The libelant in this case claims demurrage from the moment of arrival. But even had the boat obtained a berth at once and been ready to discharge immediately, in the absence of stipulated lay-days, one day’s time alter notice is ordinarily allowed to the consignee to prepare for delivery of the cargo, which shows that the general obligation of the consignee is not to discharge immediately, but only an obligation to use diligence in doing so. If a vessel were entitled to demurrage, as claimed by the libelant, in the absence of any stipulated time to discharge, when consigned to a particular dock, notwithstanding the fact that the detention arose from the accumulation of other vessels, or some other cause wholly beyond the consignee’s control, the use of the special stipulations to which I have referred, such as “customary dispatch,” or “quick dispatch,” or a stipulated time for delivery, would be superfluous; and every such shipment, in effect, would .become equivalent to an agreement for “quick dispatch.” Such a claim, it seems to me, is clearly untenable. The obvious usages in shipping are to the contrary. If there be no fault or unreasonable delay in the consignee’s receiving the cargo, he cannot, in such cases, in reason or justice, be charged for detentions through causes for which he is in no way responsible; because the carrier has not taken the precaution to throw the risks of such detentions upon him, and because he has not undertaken to answer for them. And where the carrier has undertaken to deliver the cargo at a particular dock, and *204the place of delivery is known to be material to the consignee, as in this case, the latter is not required to accept a delivery at a different place, to his own loss, for the mere convenience of the carrier. The latter knowing the facts, and the liability to detention, must bear the risk, if he has not stipulated to the contrary.
The evidence, moreover, in this case satisfies me that it is the well-established custom in the brown-stone trade that the carriers take all risks of detention at the docks to which they are consigned. The stone-cutters, who are the customers and consignees of the quarry companies, have their stone-yards near the docks to which the stone is to be consigned. It is a matter of pecuniary importance to them that the stone be delivered at the dock specified, and not elsewhere. The shippers contract to deliver it there, and there the carriers agree to take and deliver it. Although these docks are known to be often crowded, causing serious detention of the vessels, yet in a long course of years no claims of demurrage have been made where there was no fault in the consignee, because such has been the general understanding in the trade, and frequently reiterated in the parol contracts when the stone is shipped. The evidence by the libelant as to the payment of demurrage in one or two instances shows that this arose through a difficulty between a consignee and a purchaser, and in reality confirms the usual custom. Sixty-third street, where this stone was to be delivered, was known to be specially liable to detentions; and this was known also to the libelant. This .vessel was discharged in her turn; that, by the custom of the trade, was all that .the libelant was entitled to demand, in the absence of any special provisions, either for dispatch or a limited number of days for delivery.

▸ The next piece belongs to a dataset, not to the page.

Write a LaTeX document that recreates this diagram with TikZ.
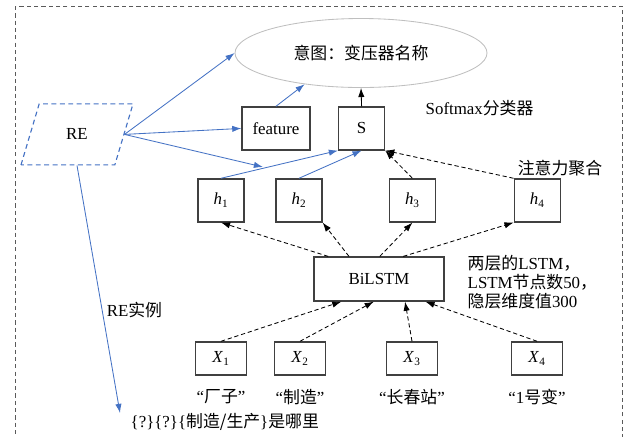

In both points of view, therefore, the claim for demurrage must be disallowed. The defendant’s set-off for wharfage paid, at the rate of four dollars per day, on account of the vessel, cannot be sustained. The statute allows but fifty cents per day against canal-boats; and the answer expressly describes this boat as a canal-boat. The libel-ant is therefore entitled to the freight and extra charges, less two dollars wharfage, with interest and costs.